1 cup gluten-free or conventional all-purpose flour
1/2 cup almond flour
1/4 cup polenta
1 1/2 teaspoons baking powder
1/2 teaspoon kosher salt
2 large eggs
2/3 cup sugar
Zest of 1 large lemon
1/2 cup extra-virgin olive oil, plus more for pan
1/3 cup whole milk
2 cups California seedless grapes
8 ounces whole-milk ricotta cheese, such as Belfiore
1 teaspoon orange zest
1 large egg
1 TBSP honey
1/4 teaspoon vanilla extract
1/4 teaspoon fine sea salt
Butter, for greasing baking dish
Preheat the oven to 350°F. Brush an 8-inch square or round pan with olive oil then dust with gluten free flour, tapping out the excess.
Spread the almond flour on a parchment lined baking sheet and toast in the oven until fragrant, about 5 minutes.
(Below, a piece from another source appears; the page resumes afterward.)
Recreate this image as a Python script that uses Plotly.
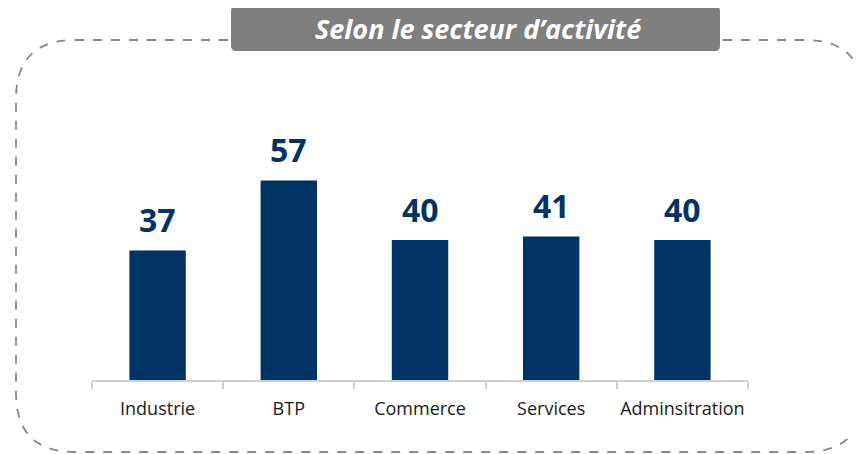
import plotly.graph_objects as go

secteurs = ["Industrie", "BTP", "Commerce", "Services", "Adminsitration"]
valeurs = [37, 57, 40, 41, 40]
titre = "Selon le secteur d’activité"

NAVY = "#003366"

# the page puts the figure 8px in from the corner, so work in shifted pixels
OFF = 8
L, R, T, B = 92 - OFF, 748 - OFF, 60 - OFF, 380 - OFF
W, H = 861 - OFF, 454 - OFF


def px(x, y):
    x, y = x - OFF, y - OFF
    return (x - L) / (R - L), (B - y) / (B - T)


def rounded_path(x0, y0, x1, y1, r):
    pts = [
        ("M", [(x0 + r, y0)]),
        ("L", [(x1 - r, y0)]),
        ("Q", [(x1, y0), (x1, y0 + r)]),
        ("L", [(x1, y1 - r)]),
        ("Q", [(x1, y1), (x1 - r, y1)]),
        ("L", [(x0 + r, y1)]),
        ("Q", [(x0, y1), (x0, y1 - r)]),
        ("L", [(x0, y0 + r)]),
        ("Q", [(x0, y0), (x0 + r, y0)]),
    ]
    out = []
    for cmd, ps in pts:
        coords = " ".join("%.5f,%.5f" % px(a, b) for a, b in ps)
        out.append(cmd + " " + coords)
    return " ".join(out) + " Z"


fig = go.Figure()

fig.add_trace(
    go.Bar(
        x=secteurs,
        y=valeurs,
        width=0.43,
        marker=dict(color=NAVY, line=dict(width=0)),
        hoverinfo="x+y",
    )
)

for s, v in zip(secteurs, valeurs):
    fig.add_annotation(
        x=s, y=v, text="<b>%d</b>" % v,
        showarrow=False, yanchor="bottom", yshift=7,
        font=dict(size=32, color=NAVY, family="Open Sans"),
    )

shapes = [
    dict(
        type="path", xref="paper", yref="paper", layer="below",
        path=rounded_path(16, 40, 864, 452, 59),
        line=dict(color="#888888", width=1.8, dash="dash"),
    ),
    dict(
        type="path", xref="paper", yref="paper", layer="above",
        path=rounded_path(231, 6, 720, 51, 5),
        fillcolor="#7f7f7f", line=dict(width=0),
    ),
]

tx, ty = px(478, 29)
fig.add_annotation(
    x=tx, y=ty, xref="paper", yref="paper", text="<b><i>" + titre + "</i></b>",
    showarrow=False, xanchor="center", yanchor="middle",
    font=dict(size=27, color="white", family="Open Sans"),
)

fig.update_layout(
    width=W, height=H,
    margin=dict(l=L, r=W - R, t=T, b=H - B, pad=0, autoexpand=False),
    paper_bgcolor="white", plot_bgcolor="white",
    showlegend=False,
    shapes=shapes,
    font=dict(family="Open Sans", size=18, color="#1a1a1a"),
    xaxis=dict(
        range=[-0.5, 4.5], showline=True, linecolor="#d0d0d0", linewidth=1.5,
        ticks="outside", tickson="boundaries", ticklen=7, tickcolor="#d0d0d0",
        tickwidth=1.5, showgrid=False, fixedrange=True,
        tickangle=0, automargin=False, ticklabelstandoff=12,
    ),
    yaxis=dict(
        range=[0, 91.4], visible=False, showgrid=False, zeroline=False,
        fixedrange=True,
    ),
)

fig.write_html("out.html")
Set aside.
In a mixing bowl whisk together the flour, toasted almond flour, polenta, baking powder, and salt. Set aside.
In the bowl of an electric mixer fitted with the paddle attachment beat the eggs, sugar, and lemon zest on high speed until pale and fluffy. Reduce speed to low; slowly stream in the olive oil. Beat in the flour mixture in 3 additions, alternating with milk, beginning and ending with flour.
Spoon the batter into the prepared pan and scatter the top with half of the grapes. Bake for 15 minutes. Scatter the remaining grapes over the cake. Bake until golden brown and a toothpick inserted in the center comes out clean, about 25-27 minutes more. Let cool in the pan on wire rack for 15 minutes. Turn out and slice into pieces.
Preheat oven to 325F. Grease a 5-6 inch round baking dish or pan liberally with butter.
Either by hand or in a food processor, blend all ricotta ingredients together until fully incorporated. Smooth the ricotta mixture into the prepared baking dish, and bake for 50 minutes - 1 hour, until edges are slightly golden.
Remove from the oven and allow to cool for at least 10 minutes. Serve warm or room temperature.